What is true, though, is that the USA has the makings of potentially its best team ever. It isn't the reigning world champion for nothing, and the team has gotten stronger at least since it fell in the 2016 Olympic quarterfinals to Sweden in Brasilia.

Jill Ellis has not been afraid to make changes and bring in new players. Nor has she been afraid to play players at new positions -- Julie Ertz in central midfield and Crystal Dunn at left back.

For the first ever, the U.S. players have had the benefit of playing the whole cycle in an on-going women's pro league, the NWSL, which just concluded its sixth season.

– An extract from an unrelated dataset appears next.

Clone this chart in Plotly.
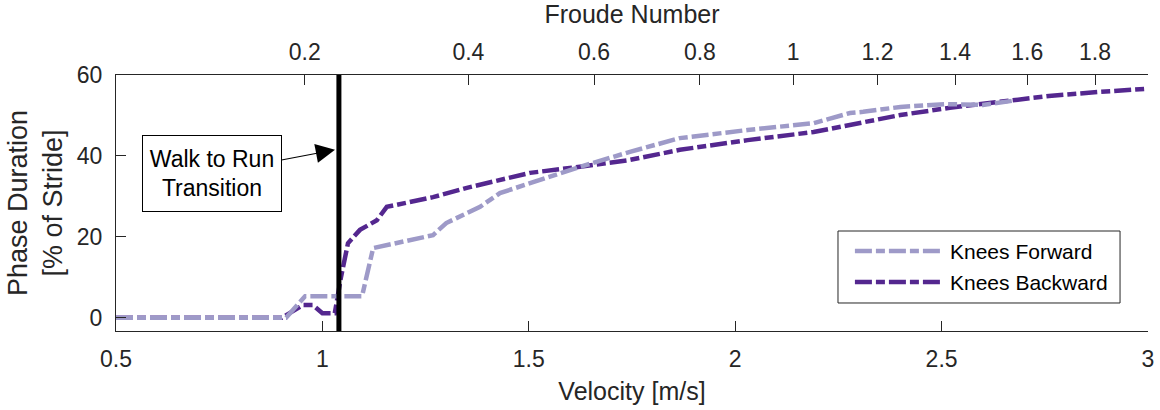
import numpy as np
import plotly.graph_objects as go

# ---------------- data ----------------
fwd_v = [0.5, 0.912, 0.958, 1.096, 1.123, 1.268, 1.30, 1.382, 1.43, 1.503, 1.624,
         1.745, 1.866, 2.03, 2.19, 2.278, 2.31, 2.40, 2.51, 2.60, 2.67]
fwd_y = [0.0, 0.0, 5.3, 5.3, 17.2, 20.4, 23.4, 27.4, 30.8, 33.3, 37.3,
         41.0, 44.4, 46.4, 48.1, 50.6, 50.9, 52.1, 52.8, 52.6, 53.6]

bwd_v = [0.5, 0.902, 0.953, 0.977, 1.00, 1.03, 1.045, 1.062, 1.091, 1.132, 1.156,
         1.268, 1.35, 1.43, 1.503, 1.624, 1.745, 1.866, 2.03, 2.19, 2.35, 2.40,
         2.52, 2.64, 2.76, 2.88, 3.0]
bwd_y = [0.0, 0.0, 3.1, 3.1, 1.1, 1.1, 10.0, 18.4, 21.7, 24.1, 27.4,
         29.8, 32.1, 34.0, 35.8, 37.3, 39.0, 41.5, 43.9, 45.9, 48.9, 50.1,
         51.9, 53.3, 54.8, 55.8, 56.6]

series_names = ["Knees Forward", "Knees Backward"]
series_colors = ["#9e9ac8", "#54278f"]

velocity_ticks = [0.5, 1, 1.5, 2, 2.5, 3]
phase_ticks = [0, 20, 40, 60]
froude_ticks = [0.2, 0.4, 0.6, 0.8, 1, 1.2, 1.4, 1.6, 1.8]
froude_labels = ["0.2", "0.4", "0.6", "0.8", "1", "1.2", "1.4", "1.6", "1.8"]

transition_v = 1.04
g = 9.81
leg_length = 0.467  # m, Froude = v^2 / (g L)

# ---------------- style ----------------
FONT = "Liberation Sans, Arial, Helvetica, sans-serif"
AX = "#262626"
DASH = "17px,4px,9px,4px"
LW = 4.5

froude_pos = [float(np.sqrt(f * g * leg_length)) for f in froude_ticks]

fig = go.Figure()

# draw Backward first so Forward sits on top (as in reference)
fig.add_trace(go.Scatter(x=bwd_v, y=bwd_y, mode="lines", name=series_names[1],
                         line=dict(color=series_colors[1], width=LW, dash=DASH),
                         showlegend=False))
fig.add_trace(go.Scatter(x=fwd_v, y=fwd_y, mode="lines", name=series_names[0],
                         line=dict(color=series_colors[0], width=LW, dash=DASH),
                         showlegend=False))
# invisible trace to anchor the top (Froude) axis
fig.add_trace(go.Scatter(x=[velocity_ticks[0], velocity_ticks[-1]], y=[None, None],
                         xaxis="x2", yaxis="y", mode="lines", showlegend=False,
                         hoverinfo="skip"))

# walk-to-run transition line
fig.add_shape(type="line", xref="x", yref="y domain", x0=transition_v, x1=transition_v,
              y0=0, y1=1, line=dict(color="black", width=5))

# annotation with arrow
fig.add_annotation(x=1.0305, y=41.5, xref="x", yref="y",
                   ax=0.7326, ay=35.7, axref="x", ayref="y",
                   text="Walk to Run<br>Transition", showarrow=True,
                   arrowhead=2, arrowsize=3.2, arrowwidth=1.2, arrowcolor="black",
                   standoff=0, startstandoff=0,
                   font=dict(family=FONT, size=23, color="black"),
                   bgcolor="white", bordercolor="black", borderwidth=1,
                   borderpad=1, width=136, height=73, align="center")

# manual legend (box, samples, labels)
L_X0, L_X1, L_Y0, L_Y1 = 0.6996, 0.9729, 0.1094, 0.3906
fig.add_shape(type="rect", xref="x domain", yref="y domain",
              x0=L_X0, x1=L_X1, y0=L_Y0, y1=L_Y1,
              line=dict(color=AX, width=1), fillcolor="white", layer="above")
legend_rows = [0.3125, 0.1914]
for name, col, yy in zip(series_names, series_colors, legend_rows):
    fig.add_shape(type="line", xref="x domain", yref="y domain",
                  x0=0.716, x1=0.7984, y0=yy, y1=yy, layer="above",
                  line=dict(color=col, width=LW, dash=DASH))
    fig.add_annotation(x=0.806, y=yy, xref="x domain", yref="y domain",
                       text=name, showarrow=False, xanchor="left", yanchor="middle",
                       font=dict(family=FONT, size=21, color="black"))

tickfont = dict(family=FONT, size=23, color=AX)
titlefont = dict(family=FONT, size=25, color=AX)

fig.update_layout(
    width=1160, height=410, autosize=False,
    margin=dict(l=116, r=12, t=75, b=79, pad=0),
    paper_bgcolor="white", plot_bgcolor="white",
    font=dict(family=FONT, color=AX),
    showlegend=False,
    xaxis=dict(range=[0.5, 3], tickvals=velocity_ticks,
               ticktext=[str(t) for t in velocity_ticks],
               ticks="inside", ticklen=10, tickcolor=AX, tickwidth=1,
               showline=True, linecolor=AX, linewidth=1, mirror=False,
               showgrid=False, zeroline=False, tickfont=tickfont,
               ticklabelstandoff=7, automargin=False,
               title=dict(text="Velocity [m/s]", font=titlefont, standoff=11)),
    xaxis2=dict(range=[0.5, 3], overlaying="x", side="top", anchor="y",
                tickvals=froude_pos, ticktext=froude_labels,
                ticks="inside", ticklen=10, tickcolor=AX, tickwidth=1,
                showline=True, linecolor=AX, linewidth=1,
                showgrid=False, zeroline=False, tickfont=tickfont,
                ticklabelstandoff=5, automargin=False,
                title=dict(text="Froude Number", font=titlefont, standoff=8)),
    yaxis=dict(range=[-3.3, 60], tickvals=phase_ticks,
               ticks="inside", ticklen=10, tickcolor=AX, tickwidth=1,
               showline=True, linecolor=AX, linewidth=1, mirror=False,
               showgrid=False, zeroline=False, tickfont=tickfont,
               ticklabelstandoff=8, automargin=False,
               title=dict(text="Phase Duration<br>[% of Stride]",
                          font=dict(family=FONT, size=27, color=AX),
                          standoff=6)),
)

fig.write_html("out.html")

It says something about the USA's depth that neither Carli Lloyd nor Mallory Pugh got off the bench on Sunday night.

USA in Women's World Cup qualifying (1991-2019)
1991: 5 games (5 wins by 49-0, deciding game: Canada 6-0)
1995: 4 games (4 wins by 36-1, round-robin competition)
2003: 4 games (4 wins by 22-0, deciding game: Costa Rica 7-0)
2007: 1 game (1 wins by 2-0, deciding game: Mexico 2-0)
2011: 7 games (6 wins, 1 loss by 24-2, deciding series: Italy 1-0, 1-0)
2015: 4 games (4 wins by 15-0, deciding game: Mexico 3-0)
2019: 4 games (4 wins by 24-0, deciding game: Jamaica 6-0)
Note: USA hosted in 1999 and 2003 (after FIFA moved the tournament from China.)
4 comments about "World Cup-bound: U.S. women get stronger and Concacaf gets weaker".
  1. Bob Ashpole, October 15, 2018 at 8:52 a.m.

    In the SA interviews to date regarding style of play and the future of soccer, my impression is that the women's game has been ignored. The people most familiar with the women's game are asked about anything but what should be or is the US style of play.

    The USWNT is and has been a favorite contender for generations. The womens game includes athleticism, but is not dependent on power or size. Power and size is an advantage, but not without superior technical skills and decision making. Pure speed is an advantage, but not without tactical speed. (For example, Rose Lavelle is great technically and rarely uses her fast sprinting speed to solve tactical problems.)

    We should be able to learn from the WNT's success about the US style of play without the distraction of what some people mistakenly call athleticism (really they are talking about strength rather than athletic ability). 

    I would like to see some interviews about US style of play from people who are not going to ignore the experience and success of the US women.  

  2. R2 Dad, October 15, 2018 at 8:55 a.m.

    Not sure what happened with Mexico. Monica Ocampo didn't play in that Panama match, neither did Kiana Palacios. Squad rotation?

  3. John Soares, October 19, 2018 at 12:47 p.m.

    Bob, all good points. If the USMT need an example of what style is beautiful to watch and wins games. Simply watch the USWT in action.... films no doubt available:)

  4. James Cox, October 26, 2018 at 10:46 a.m.

    I believe you left out the hundreds of NPSL teams in the USA. Thriving, expanding league with real opportunity for new ownership groups and fan-based support in smaller cities and communities. Fort Worth, Napa Valley are two good examples.